The Specialists

The Specialists

Way back when we all thought a DOW of 11000 was way too low - that is, about two weeks ago - and the House had just voted down the $700B bailout bill, prompting the Dow Jones index to drop 777 points in one day, an interesting news item made it on to the site:

Specialists' Moves Monday May Have Staved Off Bigger Market Fall

Black Monday could have been even darker.

Proponents of open-outcry trading say that specialist market makers on the New York Stock Exchange, faced with a flood of selling orders late Monday, took the buy side or aggressively solicited for buyers on several large financial companies that were selling off. By assuming the role of buyers or soliciting them, these specialists may have helped limit losses at the bell.

In this solicitation, specialists that represent some financial companies said they would take buy orders in a late crossing session - a move that helped create a floor to some of the selling and kept an even bigger decline from occurring.

"If this was purely electronic, it could have been down 1200 or 1300 on the Dow," said Bernie McSherry, a senior vice president with Cuttone & Co., the largest independent floor operator at the NYSE. via Dow Jones[a] (note: the page is not available on the site any more, here is a screenshot of Google's cache[b], and here's a link to Google's cache[c].)

For a moment you could feel comforted that the financial elite troops were on the barricades and in the trenches, holding off monetary Armageddon. But the numbers didn't support it:

Still, a trader at one leading Wall Street algorithmic firm said the volume of stock handled by the specialists was small compared with the overall listed volume, and may not have had a broad impact.

Overall, specialists executed 141.5 million shares on Monday, more than double the 63.4 million shares they execute on an average day year-to-date. Overall volume was high, however, with about 7.3 billion shares trading on the NYSE Composite, meaning that the specialists handled about 1.9% of the volume. via Dow Jones[d] (note: the page is not available on the site any more, here is a screenshot of Google's cache[e], and here's a link to Google's cache[f].)

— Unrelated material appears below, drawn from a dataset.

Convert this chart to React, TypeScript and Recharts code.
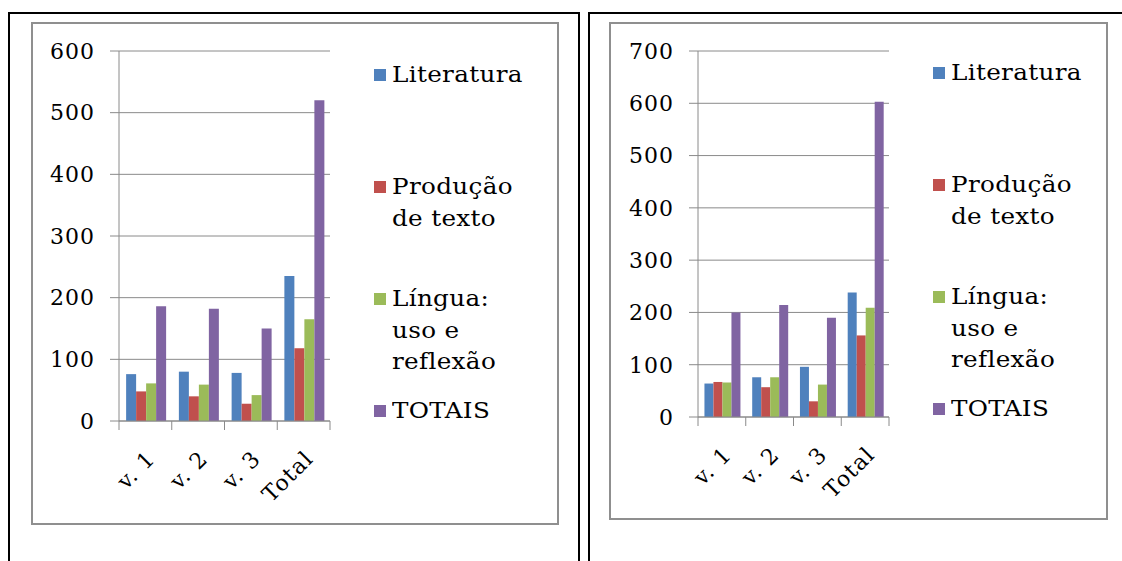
import React from 'react';
import { BarChart, Bar, XAxis, YAxis, CartesianGrid, Legend, Text } from 'recharts';

// Category labels along the horizontal axis
const categories = ['v. 1', 'v. 2', 'v. 3', 'Total'];

// Series names (line breaks as shown in the legend), keys and colours
const seriesNames = ['Literatura', 'Produção\nde texto', 'Língua:\nuso e\nreflexão', 'TOTAIS'];
const seriesKeys = ['literatura', 'producao', 'lingua', 'totais'];
const seriesColors = ['#4F81BD', '#C0504D', '#9BBB59', '#8064A2'];

// Left chart values
const literaturaA = [76, 80, 78, 235];
const producaoA = [48, 40, 28, 118];
const linguaA = [61, 59, 42, 165];
const totaisA = [186, 182, 150, 520];
const yTicksA = [0, 100, 200, 300, 400, 500, 600];

// Right chart values
const literaturaB = [64, 76, 96, 238];
const producaoB = [67, 57, 30, 156];
const linguaB = [66, 76, 62, 209];
const totaisB = [200, 214, 190, 603];
const yTicksB = [0, 100, 200, 300, 400, 500, 600, 700];

const FONT = '"DejaVu Serif", serif';
const GRID = '#8a8a8a';
const TICK_LEN = 9;
const LABEL_GAP = 31;

const buildRows = (series: number[][]) =>
  categories.map((cat, i) => {
    const row: Record<string, string | number> = { cat };
    seriesKeys.forEach((k, s) => {
      row[k] = series[s][i];
    });
    return row;
  });

const rowsA = buildRows([literaturaA, producaoA, linguaA, totaisA]);
const rowsB = buildRows([literaturaB, producaoB, linguaB, totaisB]);

// Category label rotated 45°, plus the tick marks that sit between categories
const CategoryTick = (props: any) => {
  const { x, y, payload, index } = props;
  const half = typeof payload?.offset === 'number' ? payload.offset : 0;
  const axisY = y - LABEL_GAP;
  const isLast = index === categories.length - 1;
  return (
    <g>
      {half > 0 && (
        <line x1={x - half} x2={x - half} y1={axisY} y2={axisY + TICK_LEN} stroke={GRID} />
      )}
      {half > 0 && isLast && (
        <line x1={x + half} x2={x + half} y1={axisY} y2={axisY + TICK_LEN} stroke={GRID} />
      )}
      <Text
        x={x}
        y={y - 3}
        angle={-45}
        textAnchor="end"
        verticalAnchor="start"
        fontFamily={FONT}
        fontSize={22}
        fill="#000"
        style={{ letterSpacing: 1.2 }}
      >
        {payload.value}
      </Text>
    </g>
  );
};

const LegendContent = () => (
  <div style={{ display: 'flex', flexDirection: 'column', fontFamily: FONT }}>
    {seriesNames.map((name, i) => (
      <div key={seriesKeys[i]} style={{ height: 112, display: 'flex', alignItems: 'flex-start' }}>
        <span
          style={{
            width: 12,
            height: 12,
            background: seriesColors[i],
            marginTop: 10,
            marginRight: 6,
            flex: 'none',
          }}
        />
        <span
          style={{
            display: 'inline-block',
            whiteSpace: 'pre-line',
            lineHeight: '31.5px',
            fontSize: 22,
            letterSpacing: 0.3,
            color: '#000',
            transform: 'scaleX(1.12)',
            transformOrigin: 'left center',
          }}
        >
          {name}
        </span>
      </div>
    ))}
  </div>
);

type PanelProps = {
  rows: Record<string, string | number>[];
  yTicks: number[];
  width: number;
  height: number;
  rightMargin: number;
  yAxisWidth: number;
  xAxisHeight: number;
  legendLeft: number;
  legendTop: number;
};

const Panel = ({ rows, yTicks, width, height, rightMargin, yAxisWidth, xAxisHeight, legendLeft, legendTop }: PanelProps) => (
  <BarChart
    width={width}
    height={height}
    data={rows}
    margin={{ top: 27, right: rightMargin, bottom: 0, left: 0 }}
    barCategoryGap="13.5%"
    barGap={0}
  >
    <CartesianGrid vertical={false} stroke={GRID} strokeWidth={1} />
    <XAxis
      dataKey="cat"
      height={xAxisHeight}
      interval={0}
      tickLine={false}
      tickSize={0}
      tickMargin={LABEL_GAP}
      axisLine={{ stroke: GRID }}
      tick={<CategoryTick />}
    />
    <YAxis
      width={yAxisWidth}
      domain={[yTicks[0], yTicks[yTicks.length - 1]]}
      ticks={yTicks}
      interval={0}
      tickSize={TICK_LEN}
      tickMargin={15}
      axisLine={{ stroke: GRID }}
      tickLine={{ stroke: GRID }}
      tick={{ fontFamily: FONT, fontSize: 22, fill: '#000', style: { letterSpacing: 1 } }}
    />
    <Legend
      layout="vertical"
      align="center"
      verticalAlign="middle"
      content={<LegendContent />}
      wrapperStyle={{ left: legendLeft, top: legendTop, width: 185, margin: 0 }}
    />
    {seriesKeys.map((k, i) => (
      <Bar key={k} dataKey={k} name={seriesNames[i]} fill={seriesColors[i]} isAnimationActive={false} />
    ))}
  </BarChart>
);

export default function App() {
  return (
    <div style={{ position: 'absolute', left: 0, top: 0, width: 1122, height: 561, overflow: 'hidden', background: '#fff' }}>
      {/* outer frames */}
      <div style={{ position: 'absolute', left: 8, top: 12, width: 572, height: 620, border: '2px solid #000', boxSizing: 'border-box' }} />
      <div style={{ position: 'absolute', left: 588, top: 12, width: 620, height: 620, border: '2px solid #000', boxSizing: 'border-box' }} />
      {/* left chart area */}
      <div style={{ position: 'absolute', left: 31, top: 22, width: 528, height: 503, border: '2px solid #8f8f8f', boxSizing: 'border-box', background: '#fff' }}>
        <Panel
          rows={rowsA}
          yTicks={yTicksA}
          width={524}
          height={499}
          rightMargin={227}
          yAxisWidth={86}
          xAxisHeight={102}
          legendLeft={341}
          legendTop={35}
        />
      </div>
      {/* right chart area */}
      <div style={{ position: 'absolute', left: 609, top: 22, width: 499, height: 498, border: '2px solid #8f8f8f', boxSizing: 'border-box', background: '#fff' }}>
        <Panel
          rows={rowsB}
          yTicks={yTicksB}
          width={495}
          height={494}
          rightMargin={217}
          yAxisWidth={87}
          xAxisHeight={101}
          legendLeft={322}
          legendTop={33}
        />
      </div>
    </div>
  );
}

Myth or reality? Well, the story came from proponents of open-outcry trading, who could be expected to re-tell stories that glorified their own. In addition, took down the news item.

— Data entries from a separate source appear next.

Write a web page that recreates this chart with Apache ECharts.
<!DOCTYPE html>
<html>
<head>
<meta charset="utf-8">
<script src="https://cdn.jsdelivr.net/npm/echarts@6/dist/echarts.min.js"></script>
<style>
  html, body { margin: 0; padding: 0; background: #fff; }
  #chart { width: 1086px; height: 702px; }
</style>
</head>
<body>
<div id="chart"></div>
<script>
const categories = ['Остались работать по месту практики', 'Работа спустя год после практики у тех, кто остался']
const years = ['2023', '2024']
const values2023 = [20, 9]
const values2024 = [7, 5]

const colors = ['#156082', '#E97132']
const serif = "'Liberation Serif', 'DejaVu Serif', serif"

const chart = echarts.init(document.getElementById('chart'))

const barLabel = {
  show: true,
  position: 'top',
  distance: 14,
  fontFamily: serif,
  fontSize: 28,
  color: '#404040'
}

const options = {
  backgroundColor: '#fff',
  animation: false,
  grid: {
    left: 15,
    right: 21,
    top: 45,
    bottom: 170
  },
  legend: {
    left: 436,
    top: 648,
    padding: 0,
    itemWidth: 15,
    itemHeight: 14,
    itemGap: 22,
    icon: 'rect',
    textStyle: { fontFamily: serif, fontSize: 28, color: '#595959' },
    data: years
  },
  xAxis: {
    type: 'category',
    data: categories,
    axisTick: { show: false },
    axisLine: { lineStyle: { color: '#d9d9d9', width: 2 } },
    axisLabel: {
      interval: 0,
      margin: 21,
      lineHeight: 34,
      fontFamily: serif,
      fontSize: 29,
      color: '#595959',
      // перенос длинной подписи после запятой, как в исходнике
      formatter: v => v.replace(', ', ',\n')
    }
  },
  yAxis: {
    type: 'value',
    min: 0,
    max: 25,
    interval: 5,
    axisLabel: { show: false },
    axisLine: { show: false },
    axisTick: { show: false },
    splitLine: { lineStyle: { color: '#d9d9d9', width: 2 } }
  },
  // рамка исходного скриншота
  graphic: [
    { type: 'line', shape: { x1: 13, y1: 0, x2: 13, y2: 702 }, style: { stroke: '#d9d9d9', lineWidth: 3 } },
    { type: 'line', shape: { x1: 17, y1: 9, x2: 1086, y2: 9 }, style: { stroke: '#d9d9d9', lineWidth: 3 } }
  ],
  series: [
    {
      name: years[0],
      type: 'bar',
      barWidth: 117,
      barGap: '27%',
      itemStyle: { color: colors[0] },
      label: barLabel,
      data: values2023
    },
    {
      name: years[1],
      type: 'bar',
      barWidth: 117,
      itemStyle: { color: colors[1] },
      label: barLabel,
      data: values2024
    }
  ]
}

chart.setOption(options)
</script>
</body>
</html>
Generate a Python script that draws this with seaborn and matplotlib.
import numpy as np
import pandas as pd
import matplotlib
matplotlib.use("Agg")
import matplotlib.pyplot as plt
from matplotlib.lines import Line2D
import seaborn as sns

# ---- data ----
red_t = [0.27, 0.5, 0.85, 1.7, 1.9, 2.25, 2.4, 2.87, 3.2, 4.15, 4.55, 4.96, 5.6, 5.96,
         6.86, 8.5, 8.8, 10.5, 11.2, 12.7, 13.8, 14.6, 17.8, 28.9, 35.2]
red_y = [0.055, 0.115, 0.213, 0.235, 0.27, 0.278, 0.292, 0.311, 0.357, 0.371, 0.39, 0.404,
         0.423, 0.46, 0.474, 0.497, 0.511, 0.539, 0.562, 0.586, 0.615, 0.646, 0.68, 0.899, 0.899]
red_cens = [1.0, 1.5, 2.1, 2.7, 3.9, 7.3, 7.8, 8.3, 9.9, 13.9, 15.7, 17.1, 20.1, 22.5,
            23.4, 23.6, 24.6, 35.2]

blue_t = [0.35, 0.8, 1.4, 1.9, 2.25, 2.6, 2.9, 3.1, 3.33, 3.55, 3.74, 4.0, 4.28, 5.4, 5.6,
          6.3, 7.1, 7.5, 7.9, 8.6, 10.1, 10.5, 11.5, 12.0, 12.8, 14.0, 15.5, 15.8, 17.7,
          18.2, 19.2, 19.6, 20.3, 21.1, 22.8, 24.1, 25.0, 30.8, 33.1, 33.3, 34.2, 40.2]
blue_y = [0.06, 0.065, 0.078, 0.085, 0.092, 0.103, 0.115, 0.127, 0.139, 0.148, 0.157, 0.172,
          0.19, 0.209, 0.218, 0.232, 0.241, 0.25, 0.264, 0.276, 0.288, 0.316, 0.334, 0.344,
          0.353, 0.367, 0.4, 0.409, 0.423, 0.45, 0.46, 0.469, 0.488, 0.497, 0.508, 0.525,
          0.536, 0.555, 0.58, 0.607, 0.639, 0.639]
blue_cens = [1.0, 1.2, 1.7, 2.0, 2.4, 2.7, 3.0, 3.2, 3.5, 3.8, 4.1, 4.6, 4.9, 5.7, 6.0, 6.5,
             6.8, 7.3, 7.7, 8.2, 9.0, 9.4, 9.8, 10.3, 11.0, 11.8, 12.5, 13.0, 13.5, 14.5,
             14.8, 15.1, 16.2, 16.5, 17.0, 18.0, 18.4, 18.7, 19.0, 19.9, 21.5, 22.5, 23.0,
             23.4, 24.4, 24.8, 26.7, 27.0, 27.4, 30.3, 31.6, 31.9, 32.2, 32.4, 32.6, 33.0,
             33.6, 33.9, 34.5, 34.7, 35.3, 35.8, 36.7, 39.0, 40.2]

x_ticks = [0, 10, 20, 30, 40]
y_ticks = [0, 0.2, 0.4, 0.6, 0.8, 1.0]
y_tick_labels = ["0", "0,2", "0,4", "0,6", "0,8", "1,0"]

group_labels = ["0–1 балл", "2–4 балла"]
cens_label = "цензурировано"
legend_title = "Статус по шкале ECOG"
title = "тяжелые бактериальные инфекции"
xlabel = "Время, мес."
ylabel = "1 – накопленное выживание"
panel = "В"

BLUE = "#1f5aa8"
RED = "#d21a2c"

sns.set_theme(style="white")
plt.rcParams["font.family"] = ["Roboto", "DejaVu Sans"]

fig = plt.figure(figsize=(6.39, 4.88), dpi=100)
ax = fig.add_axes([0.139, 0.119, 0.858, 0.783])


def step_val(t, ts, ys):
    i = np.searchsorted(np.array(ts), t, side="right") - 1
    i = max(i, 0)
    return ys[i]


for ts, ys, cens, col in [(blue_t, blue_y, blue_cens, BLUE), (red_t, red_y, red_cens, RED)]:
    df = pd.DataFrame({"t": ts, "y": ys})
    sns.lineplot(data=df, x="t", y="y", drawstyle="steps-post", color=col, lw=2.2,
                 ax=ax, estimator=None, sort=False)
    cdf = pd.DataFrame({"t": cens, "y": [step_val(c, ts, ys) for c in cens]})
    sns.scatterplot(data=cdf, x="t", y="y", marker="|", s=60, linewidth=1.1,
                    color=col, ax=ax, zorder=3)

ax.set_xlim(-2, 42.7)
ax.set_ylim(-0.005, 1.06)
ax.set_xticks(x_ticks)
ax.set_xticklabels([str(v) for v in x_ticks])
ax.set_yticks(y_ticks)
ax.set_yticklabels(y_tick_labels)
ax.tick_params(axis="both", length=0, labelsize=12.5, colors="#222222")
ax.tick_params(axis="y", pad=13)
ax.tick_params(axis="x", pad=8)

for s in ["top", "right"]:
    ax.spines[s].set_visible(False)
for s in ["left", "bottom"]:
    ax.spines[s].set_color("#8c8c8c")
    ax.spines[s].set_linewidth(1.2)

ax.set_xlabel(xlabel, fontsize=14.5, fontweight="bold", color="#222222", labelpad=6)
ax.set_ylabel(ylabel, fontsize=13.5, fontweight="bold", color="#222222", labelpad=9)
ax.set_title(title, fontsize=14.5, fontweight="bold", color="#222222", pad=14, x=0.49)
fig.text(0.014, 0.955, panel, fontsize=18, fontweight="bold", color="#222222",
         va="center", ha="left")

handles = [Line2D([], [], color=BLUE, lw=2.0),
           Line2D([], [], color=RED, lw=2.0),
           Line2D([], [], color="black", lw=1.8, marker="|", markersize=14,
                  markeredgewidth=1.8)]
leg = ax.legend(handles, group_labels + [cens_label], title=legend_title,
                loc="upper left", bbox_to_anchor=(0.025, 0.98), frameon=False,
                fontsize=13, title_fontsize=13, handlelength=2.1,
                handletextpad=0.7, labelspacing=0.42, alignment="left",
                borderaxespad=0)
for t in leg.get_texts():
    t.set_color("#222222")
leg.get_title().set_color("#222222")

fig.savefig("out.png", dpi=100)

If I were Penn & Teller, I'd call bullshit on it.

Actually, I call bullshit on it anyway, but in a nice, non-judgmental way. In troubling times, people seek comforting news - for a historical perspective, just remember the Germans being ground up at Stalingrad who swore they could hear von Manstein's artillery and armor coming to their rescue. (See chapter 18, "Der Manstein Kommt!" in Antony Beevor's "Stalingrad"[g].)

So I'm not surprised that The Wall Street Journal[h] was shellshocked enough to print the story as well. So were many other blogs, it might be added.

Only the complete hopelessness of last week stopped more myths to come out - it is hard to claim credit for things not being worse when they have manifestly gone to absolute shit.